Convicts

Convicts in the Williams Valley

The European settlement of the Williams River valley was from the very beginning based upon convict labour with the presence of this system influencing many aspects of the district’s early history. At the same time, the lands along the Hunter River had been opened up to grants and settlement very quickly compared to the previous colonial period and an implication of this was that the proportion of free immigrants to convicts was very much greater in the Hunter, and subsequently the Williams River valley in the 1830s and 1840s.[1]

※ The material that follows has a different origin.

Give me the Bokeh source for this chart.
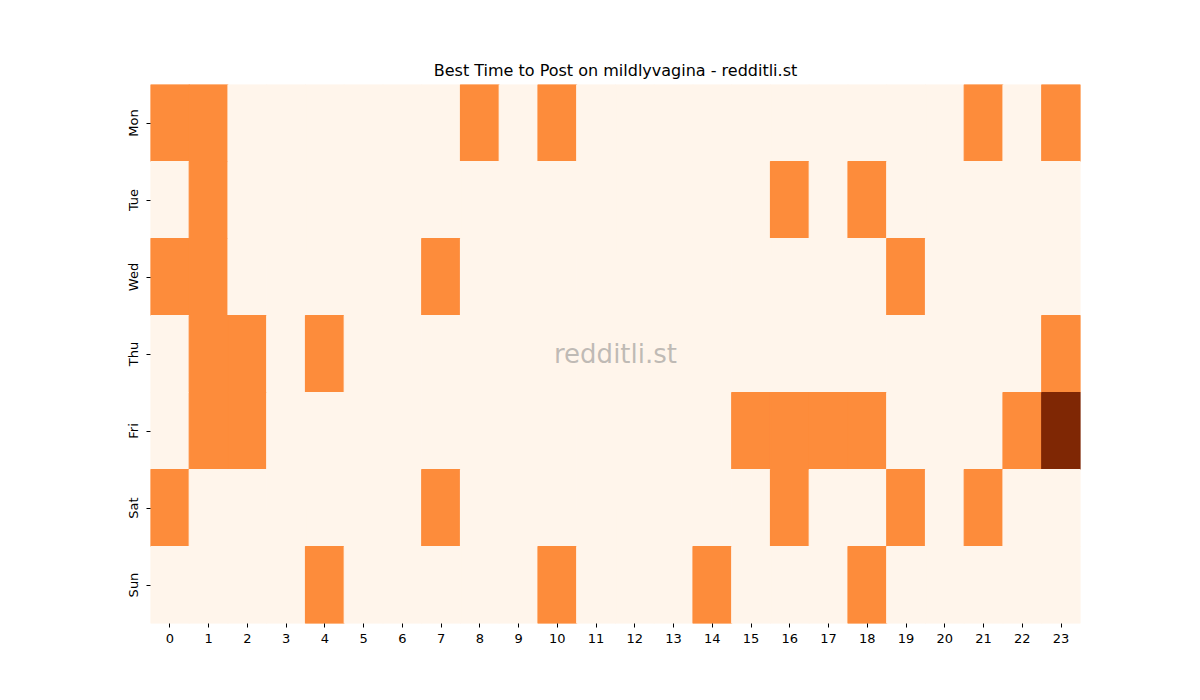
import math
from bokeh.plotting import figure
from bokeh.models import ColumnDataSource, FactorRange, LinearColorMapper
from bokeh.palettes import Oranges256
from bokeh.embed import file_html
from bokeh.resources import INLINE
from bokeh.core.properties import value

days = ["Mon", "Tue", "Wed", "Thu", "Fri", "Sat", "Sun"]
hours = [str(h) for h in range(24)]

# rows: Mon..Sun, columns: hour 0..23
mon = [1,1,0,0,0,0,0,0,1,0,1,0,0,0,0,0,0,0,0,0,0,1,0,1]
tue = [0,1,0,0,0,0,0,0,0,0,0,0,0,0,0,0,1,0,1,0,0,0,0,0]
wed = [1,1,0,0,0,0,0,1,0,0,0,0,0,0,0,0,0,0,0,1,0,0,0,0]
thu = [0,1,1,0,1,0,0,0,0,0,0,0,0,0,0,0,0,0,0,0,0,0,0,1]
fri = [0,1,1,0,0,0,0,0,0,0,0,0,0,0,0,1,1,1,1,0,0,0,1,2]
sat = [1,0,0,0,0,0,0,1,0,0,0,0,0,0,0,0,1,0,0,1,0,1,0,0]
sun = [0,0,0,0,1,0,0,0,0,0,1,0,0,0,1,0,0,0,1,0,0,0,0,0]
rows = [mon, tue, wed, thu, fri, sat, sun]

xs, ys, vs = [], [], []
for d, r in zip(days, rows):
    for h, v in zip(hours, r):
        xs.append(h)
        ys.append(d)
        vs.append(v)

src = ColumnDataSource(dict(x=xs, y=ys, v=vs))
mapper = LinearColorMapper(palette=list(reversed(Oranges256)), low=0, high=max(vs))

p = figure(width=1184, height=684, output_backend="svg", toolbar_location=None,
           x_range=FactorRange(factors=hours), y_range=FactorRange(factors=list(reversed(days))),
           frame_width=930, frame_height=539,
           min_border_left=150, min_border_right=104, min_border_top=84, min_border_bottom=61,
           title="Best Time to Post on mildlyvagina - redditli.st")
p.rect(x="x", y="y", width=1, height=1, source=src,
       fill_color={"field": "v", "transform": mapper},
       line_color={"field": "v", "transform": mapper}, line_width=1.2)

p.text(x=[12], y=[3.5], text=["redditli.st"], text_align="center", text_baseline="middle",
       text_font=value("DejaVu Sans"), text_font_size="26px", text_color="gray", text_alpha=0.5)

p.title.align = "center"
p.title.text_font = "DejaVu Sans"
p.title.text_font_size = "16px"
p.title.text_font_style = "normal"
p.title.text_color = "black"
p.title.offset = 0

p.grid.visible = False
p.outline_line_color = None
p.background_fill_color = "white"
p.border_fill_color = "white"
for ax in (p.xaxis[0], p.yaxis[0]):
    ax.axis_line_color = None
    ax.major_tick_in = 0
    ax.major_tick_out = 4
    ax.minor_tick_line_color = None
    ax.major_tick_line_color = "black"
    ax.major_label_text_font = "DejaVu Sans"
    ax.major_label_text_font_size = "13px"
    ax.major_label_text_color = "black"
    ax.major_label_standoff = 6
    ax.group_text_font_size = "0px"
p.yaxis[0].major_label_orientation = "vertical"
p.x_range.range_padding = 0
p.y_range.range_padding = 0

open("out.html", "w").write(file_html(p, INLINE))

The advantage of being able to make use of convicts as labour is clearly stated by one settler on the nearby Allyn River:

“It was a most fortunate thing for me that I came out at the time I did, one month later and I should not have got convicts, in which case I must have looked out for a situation, or have been ruined in attempting to settle up the country with free servants at most exorbitant wages.”[2]

A later settler on the Williams River could tell of similar advantages. When Christopher Lean arrived in Sydney in the late 1830s it took the new emigrant only two days to secure a job as a ‘sheep overseer’ at £30 per year plus a weekly ration of 12lb beef or mutton, 10lbs of flour, half a pound of tea and 2lbs of sugar. Christopher thought this an ‘ample’ amount. Thus employed, he spent six weeks travelling by bullock to his station where he was in charge of ‘gangs of convicts’, ‘no free men being procurable’. As a free man in a world of convicts Christopher Lean spent the next two years, until May 1841, in what he considered good circumstances: ‘I had a regular routine of duties, but no laborious work. On the whole, time passed away very comfortably.’ The relative ease of his position does not seem unusual, with his cousin Jonathon Wilce, who later settled near Christopher at Fosterton, writing from Bolwarra on the Hunter River in 1840 that: ‘I have no work to do except sow the grain and look after the men.’[3]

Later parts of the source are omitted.